For an area of the world that couldn’t have been considered less attractive last summer, European equities have been on a tear since the October lows.  The Euro Stoxx 50 Europe ETF has now rallied more than 50% off its October lows and broke out to 52-week highs last week.

The S&P 500, meanwhile, hasn’t fared nearly as well.  While it has formed a gradual uptrend from its October lows, SPY currently has three prior highs (February 2023, August 2022, and April 2022) standing between it and 52-week highs.

Other parts of the global equity market spectrum haven’t been able to keep up with Europe either.  Emerging markets, as tracked by the iShares MSCI Emerging Markets ETF (EEM), rallied sharply off its lows in October, but that rally ran out of gas in early February and hasn’t been able to recover.  Like the S&P 500, EEM remains well below 52-week highs from last April.
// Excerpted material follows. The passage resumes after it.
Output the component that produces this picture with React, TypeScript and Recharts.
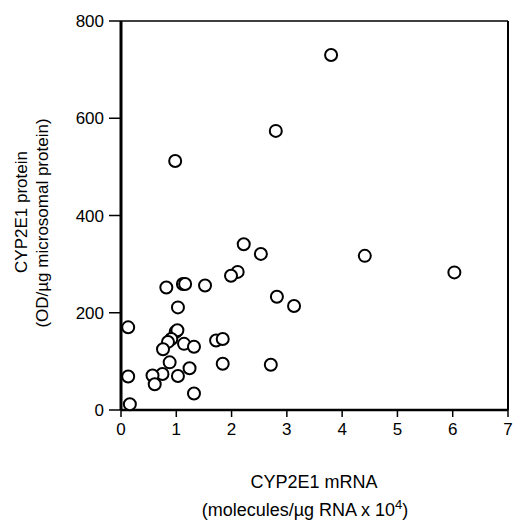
import React from 'react';
import { ScatterChart, Scatter, XAxis, YAxis, ReferenceLine } from 'recharts';

// CYP2E1 mRNA (x 10^4 molecules/ug RNA)
const mrna = [
  0.98, 3.8, 2.8, 2.22, 2.53, 2.11, 1.99, 2.82, 0.82, 1.12, 1.16, 1.52,
  1.03, 0.13, 0.99, 1.02, 0.91, 0.85, 1.14, 1.32, 0.76, 1.72, 1.84, 1.84,
  2.71, 0.88, 1.24, 0.75, 1.03, 0.57, 0.61, 0.13, 1.32, 0.16, 4.41, 6.03, 3.13,
];

// CYP2E1 protein (OD/ug microsomal protein)
const protein = [
  512, 730, 574, 341, 321, 284, 276, 233, 252, 259, 259, 256,
  211, 170, 161, 164, 146, 140, 136, 130, 125, 143, 146, 95,
  93, 98, 86, 74, 70, 71, 53, 69, 34, 12, 317, 283, 214,
];

const xTicks = [0, 1, 2, 3, 4, 5, 6, 7];
const yTicks = [0, 200, 400, 600, 800];

const points = mrna.map((x, i) => ({ x, y: protein[i] }));

const font = 'Arial, "Liberation Sans", sans-serif';

const OpenCircle = (props: any) => (
  <circle cx={props.cx} cy={props.cy} r={6} fill="#fff" stroke="#000" strokeWidth={2} />
);

const XTitle = () => (
  <g fontFamily={font} fontSize={18} fill="#000" textAnchor="middle">
    <text x={314} y={488}>CYP2E1 mRNA</text>
    <text x={305} y={516}>
      (molecules/µg RNA x 10<tspan dy={-7} fontSize={13}>4</tspan>
      <tspan dy={7}>)</tspan>
    </text>
  </g>
);

const YTitle = () => (
  <g fontFamily={font} fontSize={17} fill="#000" textAnchor="middle">
    <text x={27} y={212} transform="rotate(-90 27 212)">CYP2E1 protein</text>
    <text x={48} y={223} transform="rotate(-90 48 223)">(OD/µg microsomal protein)</text>
  </g>
);

export default function App() {
  return (
    <div style={{ position: 'absolute', left: 0, top: 0, background: '#fff' }}>
      <ScatterChart
        width={513}
        height={520}
        margin={{ top: 21, right: 5, bottom: 80, left: 61 }}
      >
        <XAxis
          type="number"
          dataKey="x"
          domain={[0, 7]}
          ticks={xTicks}
          interval={0}
          height={30}
          tickSize={7}
          tickMargin={6}
          axisLine={{ stroke: '#000', strokeWidth: 2.5 }}
          tickLine={{ stroke: '#000', strokeWidth: 1.5 }}
          tick={{ fill: '#000', fontSize: 17, fontFamily: font }}
          label={{ content: () => <XTitle /> }}
        />
        <YAxis
          type="number"
          dataKey="y"
          domain={[0, 800]}
          ticks={yTicks}
          interval={0}
          width={60}
          tickSize={12}
          tickMargin={5}
          axisLine={{ stroke: '#000', strokeWidth: 3 }}
          tickLine={{ stroke: '#000', strokeWidth: 1.5 }}
          tick={{ fill: '#000', fontSize: 17, fontFamily: font }}
          label={{ content: () => <YTitle /> }}
        />
        <ReferenceLine y={800} stroke="#000" strokeWidth={1.5} />
        <ReferenceLine x={7} stroke="#000" strokeWidth={2} />
        <Scatter data={points} shape={OpenCircle} isAnimationActive={false} />
      </ScatterChart>
    </div>
  );
}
Since Europe accounts for a major share of international equity market cap, the MSCI All Country World Ex US ETF (CWI) is much closer to 52-week highs than EEM, but it still has a number of resistance points to clear.

The chart below compares the relative strength of all three ETFs (FEZ, EEM, CWI) to the S&P 500 (SPY) over the last three years and provides a clear look at how Europe has led the global rally.  From April 2020 through April 2021, all three ETFs outperformed the S&P 500, but then they really started to underperform as the US economy reopened and the FOMC later started to hike rates.  Last October was the major turning point for global stocks, though, as the relative strength for all three ETFs made multi-year lows.  While they’ve all started to reverse, only Europe has managed to erase all of its underperformance from the post-COVID period and move into the black versus the S&P.